"Fyddwch chi gartre yfory?"
Translation:Will you be at home tomorrow?
'Home', 'homewards', 'at home' tend to get confused. And the -f endings in Welsh are frequently only lightly pronounced or omitted altogether in colloquial Welsh:
- cartre(f) - home
- gartre(f) - at home (cartref as an adverb, so mutated)
- adre(f) - homewards (from an older tua thref - 'towards home', in a time when tref meant 'home/homestead' rather than 'town' as it does nowadays.)
In some dialects adre(f) is used informally in place of gartre(f) for 'at home', but not in more formal usage.

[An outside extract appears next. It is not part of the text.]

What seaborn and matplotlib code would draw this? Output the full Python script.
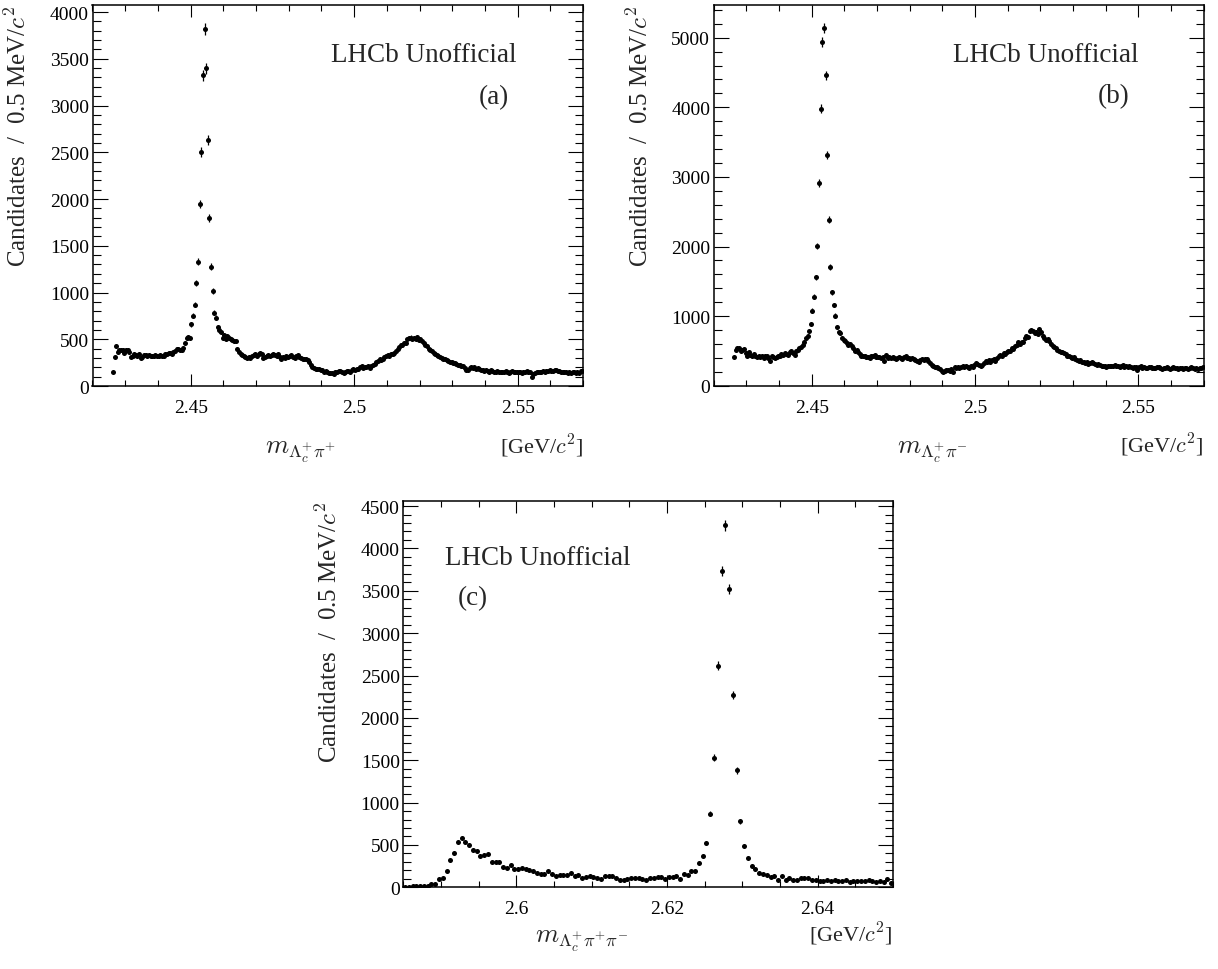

In some dialects some people still use the older tua thre, pronounced /sha/ thre for adre(f).
cartref can also be used in the sense of 'home-made', as in cyffug cartref - 'home-made fudge'
Is it "fyddwch" because it is shortened from "A fyddwch", rather than "Byddwch?"
Yes, the interrogative particle a is not generally used in colloquial Welsh, but its 'ghost' is what causes the soft mutation of the question forms of verbs.
(The word a has other meanings and uses in Welsh - you will have already met a/ac meaning 'and' and there are a couple of others as well.)
Why do "Byddwch" and "cartref" lenite and why does "cartref" drop the f on the end?
Byddwch because it is a question and cartref because it follows a person (i.e chi). The f is often dropped in speech.
I was always taught "gartref". If not, the sentence doesn't make sense.
"adref" is also correct (I didn't know that).
I was taught that "gartref" means "at home" and "adref" mean "home/homewards". So, Mi fydda i'n gartref yfory (I'll be at home tomorrow) but Dw i'n mynd adref (I'm going home).
Cartref is a noun which mean "Home" i.e can be used as "The home"= "Y cartref".